Il timore di trovare sul nostro itinerario dei “pezzi sterrati” è tanta, ma al primo rifornimento il benzinaio ci assicura che la strada è ok ed alle 10.00 abbiamo infatti già percorso quasi 300 km. Il paesaggio si presenta verdissimo, con coltivazioni ovunque ed una moltitudine di schiere di mucche, pecore e capre che talvolta ostacolano anche il passaggio sulla strada.
I centri abitati sono radi, più che altro scorgiamo villaggetti o singole abitazioni lunga la via spesso protette da una folta vegetazione. Naturalmente parliamo di capanne che possono essere di fango e paglia, mattoni e paglia, in legno e paglia oppure realizzate con bandoni di alluminio. In ogni caso sono molto piccole e poste all’interno di cortili circondate da palizzate irregolari.
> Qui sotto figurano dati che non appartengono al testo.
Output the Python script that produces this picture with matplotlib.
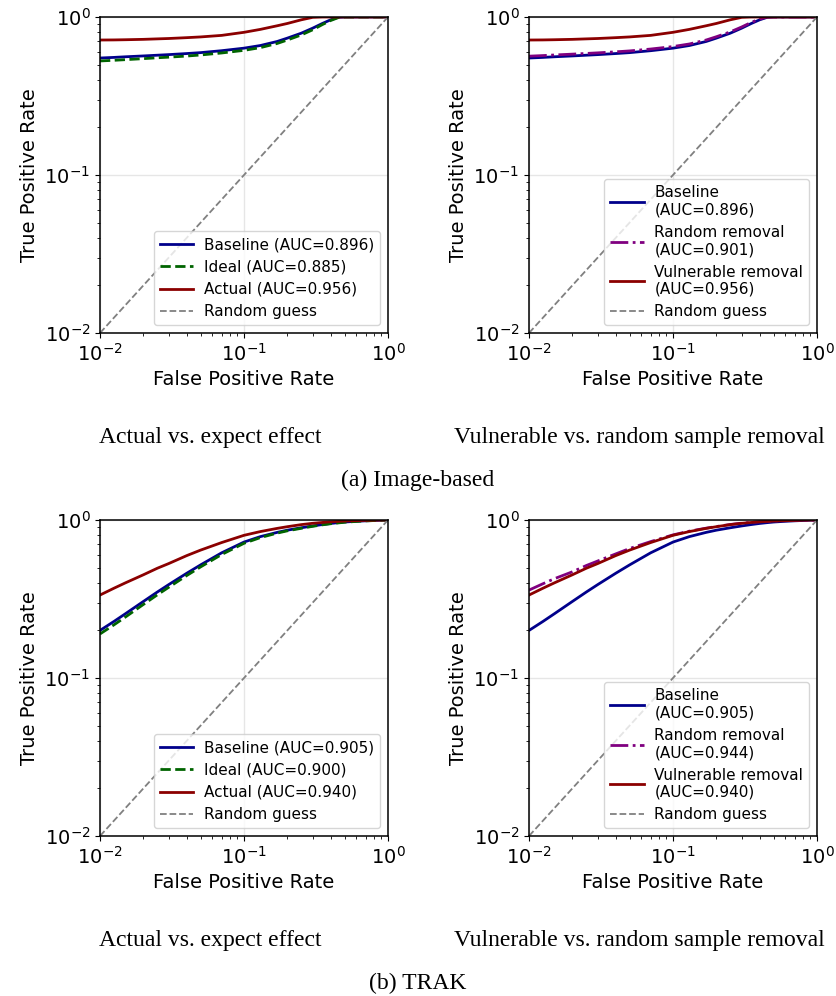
import numpy as np
import matplotlib.pyplot as plt

# FPR grid the curves were read at
fpr = [0.01, 0.0125, 0.015, 0.02, 0.025, 0.03, 0.04, 0.05, 0.07, 0.1, 0.13, 0.17,
       0.2, 0.25, 0.3, 0.35, 0.4, 0.45, 0.5, 0.6, 0.7, 0.85, 1.0]

# (a) Image-based
img_baseline = [0.55, 0.555, 0.56, 0.567, 0.573, 0.578, 0.587, 0.595, 0.612, 0.635, 0.66, 0.70,
                0.735, 0.79, 0.85, 0.91, 0.96, 0.995, 1.0, 1.0, 1.0, 1.0, 1.0]
img_ideal = [0.527, 0.532, 0.537, 0.545, 0.552, 0.557, 0.566, 0.575, 0.592, 0.615, 0.64, 0.68,
             0.715, 0.77, 0.83, 0.895, 0.95, 0.99, 1.0, 1.0, 1.0, 1.0, 1.0]
img_actual = [0.715, 0.716, 0.718, 0.722, 0.727, 0.731, 0.74, 0.748, 0.765, 0.80, 0.835, 0.88,
              0.91, 0.96, 0.995, 1.0, 1.0, 1.0, 1.0, 1.0, 1.0, 1.0, 1.0]
img_random = [0.565, 0.57, 0.575, 0.582, 0.588, 0.593, 0.602, 0.61, 0.627, 0.65, 0.675, 0.715,
              0.75, 0.805, 0.865, 0.925, 0.97, 1.0, 1.0, 1.0, 1.0, 1.0, 1.0]

# (b) TRAK
trak_baseline = [0.20, 0.228, 0.255, 0.305, 0.35, 0.39, 0.46, 0.52, 0.62, 0.725, 0.785, 0.835,
                 0.862, 0.893, 0.917, 0.936, 0.951, 0.962, 0.971, 0.981, 0.988, 0.995, 1.0]
trak_ideal = [0.19, 0.217, 0.243, 0.292, 0.336, 0.375, 0.445, 0.505, 0.605, 0.712, 0.774, 0.826,
              0.854, 0.886, 0.912, 0.932, 0.947, 0.958, 0.968, 0.979, 0.987, 0.994, 1.0]
trak_actual = [0.335, 0.37, 0.40, 0.45, 0.495, 0.53, 0.595, 0.645, 0.72, 0.80, 0.845, 0.885,
               0.907, 0.935, 0.953, 0.965, 0.974, 0.98, 0.985, 0.99, 0.994, 0.998, 1.0]
trak_random = [0.36, 0.395, 0.425, 0.47, 0.515, 0.55, 0.61, 0.66, 0.73, 0.805, 0.85, 0.888,
               0.909, 0.937, 0.955, 0.966, 0.975, 0.98, 0.986, 0.99, 0.994, 0.998, 1.0]

auc_img = {'baseline': '0.896', 'ideal': '0.885', 'actual': '0.956', 'random': '0.901'}
auc_trak = {'baseline': '0.905', 'ideal': '0.900', 'actual': '0.940', 'random': '0.944'}

plt.rcParams['font.family'] = 'DejaVu Sans'

fig = plt.figure(figsize=(8.36, 9.96), dpi=100)

W = 288 / 836
H = 316 / 996


def style_axes(ax):
    ax.set_xscale('log')
    ax.set_yscale('log')
    ax.set_xlim(0.01, 1)
    ax.set_ylim(0.01, 1)
    ax.grid(True, which='major', color='#e6e6e6', linewidth=1)
    ax.set_xlabel('False Positive Rate', fontsize=14)
    ax.set_ylabel('True Positive Rate', fontsize=14)
    ax.tick_params(labelsize=14)
    for s in ax.spines.values():
        s.set_linewidth(1.1)


def effect_panel(ax, base, ideal, actual, auc):
    ax.plot(fpr, base, color='darkblue', lw=2, label=f"Baseline (AUC={auc['baseline']})")
    ax.plot(fpr, ideal, color='darkgreen', lw=2, ls='--', label=f"Ideal (AUC={auc['ideal']})")
    ax.plot(fpr, actual, color='darkred', lw=2, label=f"Actual (AUC={auc['actual']})")
    ax.plot([0.01, 1], [0.01, 1], color='gray', lw=1.3, ls='--', label='Random guess')
    style_axes(ax)
    ax.legend(loc='lower right', fontsize=11, handlelength=2.2, labelspacing=0.48,
              handletextpad=0.7)


def removal_panel(ax, base, rand, vuln, auc):
    ax.plot(fpr, base, color='darkblue', lw=2, label=f"Baseline\n(AUC={auc['baseline']})")
    ax.plot(fpr, rand, color='purple', lw=2, ls='-.', label=f"Random removal\n(AUC={auc['random']})")
    ax.plot(fpr, vuln, color='darkred', lw=2, label=f"Vulnerable removal\n(AUC={auc['actual']})")
    ax.plot([0.01, 1], [0.01, 1], color='gray', lw=1.3, ls='--', label='Random guess')
    style_axes(ax)
    ax.legend(loc='lower right', fontsize=11, handlelength=2.2, labelspacing=0.48,
              handletextpad=0.7)


ax1 = fig.add_axes([100 / 836, 1 - 333 / 996, W, H])
ax2 = fig.add_axes([529 / 836, 1 - 333 / 996, W, H])
ax3 = fig.add_axes([100 / 836, 1 - 836 / 996, W, H])
ax4 = fig.add_axes([529 / 836, 1 - 836 / 996, W, H])

effect_panel(ax1, img_baseline, img_ideal, img_actual, auc_img)
removal_panel(ax2, img_baseline, img_random, img_actual, auc_img)
effect_panel(ax3, trak_baseline, trak_ideal, trak_actual, auc_trak)
removal_panel(ax4, trak_baseline, trak_random, trak_actual, auc_trak)

serif = dict(family='Liberation Serif', fontsize=17, ha='center', va='center')
for yc, sub in [(437, '(a) Image-based'), (940, '(b) TRAK')]:
    fig.text(210 / 836, 1 - yc / 996, 'Actual vs. expect effect', **serif)
    fig.text(639 / 836, 1 - yc / 996, 'Vulnerable vs. random sample removal', **serif)
    fig.text(418 / 836, 1 - (yc + 43) / 996, sub, **serif)

fig.savefig('out.png', dpi=100)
Nello stesso spazio c’è posto anche per gli animali e immagazzinamento delle masserizie.
Tanti sono i bimbi che vanno a scuola con le loro divise verdi o blu, ma di più sono i bambini che sporchi, malvestiti e scalzi portano a spasso i greggi. Mangiamo kilometro dopo kilometro e sostiamo per un caffè, ce lo siamo guadagnato. La boscaglia è sempre più folta e l’asfalto è ottimo, ma ora è la temperatura che comincia a salire e la moto di Celestino inizia di nuovo a fare la stupida.
Frontiera con Angola, sono le 12.30 ed abbiamo percorso 560 km. Ora inizia però il valzer dei documenti ed all’immigrazione c’è una fila paurosa: è il weekend e c’è una via vai pazzesco di frontalieri che tornano alla loro casa.
La fila la rispettiamo solo noi, lo sport più diffuso qui è “il salto della fila” e qualcuno si arrabbia, io! Celestino intanto va in dogana dove troviamo un solerte funzionario che riempie un carnet ogni 15 minuti, ne basterebbero 2, e poi viene a controllare mezzo per mezzo, una verifica per assicurarsi che tutto è ok.
Angola, ci attende la staffetta della polizia che ci accompagnerà per tutto l’itinerario. Ci attendono anche per facilitare le pratiche doganali, ma ciononostante ci vorranno circa 5 ore per attraversarla (al momento detiene il primato della dogana “più lunga” l’Egitto con 9 ore). Immigrazione ok anche per Eckart che non ha il visto, ma con la nota verbale della nostra ambasciata a Luanda potrà accedere con un permesso speciale per poi regolarizzare il tutto nella capitale.
Il problema sono l’ingresso dei mezzi: fotocopie di tutti i documenti (ma questa volta ci siamo premuniti con stampante multifunzione al seguito) e form da riempire all’infinito. Mi chiedo chi leggerà mai tutte quelle carte, l’unica cosa modica è il prezzo d’ingresso, 10 $ a moto.
Ci fermiamo subito a fare benzina e veniamo assaliti da un nugolo di ragazzi e bambini che vengono prontamente respinti dai poliziotti che sono al nostro seguito: sono perlopiù curiosi, ma chiedono anche soldi o cibo. Facciamo rifornimento e per pagare siamo costretti, le carte non vengono accettate, a cambiare dollari nella moneta locale in una atmosfera surreale.
A 38 km dalla frontiera c’è la diocesi di Padre Nicasio, il nostro secondo obiettivo della missione “gli anonimi della fede”. Padre Nicasio è ad attenderci nel piazzale già buio antistante la chiesa. È nato qui, ma avendo studiato per molto tempo in Italia parla bene la nostra lingua con un lieve accento romanaccio.
Considerata l’ora e la giornata trascorsa saltiamo i convenevoli e veniamo accompagnati subito presso le stanze dove pernotteremo due notti: ci sistemeremo al suolo in tre aule didattiche al momento non utilizzate. Non ci sono vetri alle finestre, i bagni sono ubicati dalla parte opposta del fabbricato e l’acqua corrente non esiste (l’acqua all’interno delle abitazioni in questa zona non ce l’ha nessuno). In più è un’area di malaria e preferiamo, per nostra sicurezza, montare le tende all’interno delle aule.
Facciamo la doccia tirandoci secchiate d’acqua che preleviamo da un bidone appena riempito dai ragazzi dell’oratorio, un po’ come faceva nonna Antonietta negli anni ’50 a Santopadre.
Un riordino ai mezzi ed ai bagagli ed è sempre Davide con Egidio che organizzano la cena, coadiuvati da altri volenterosi.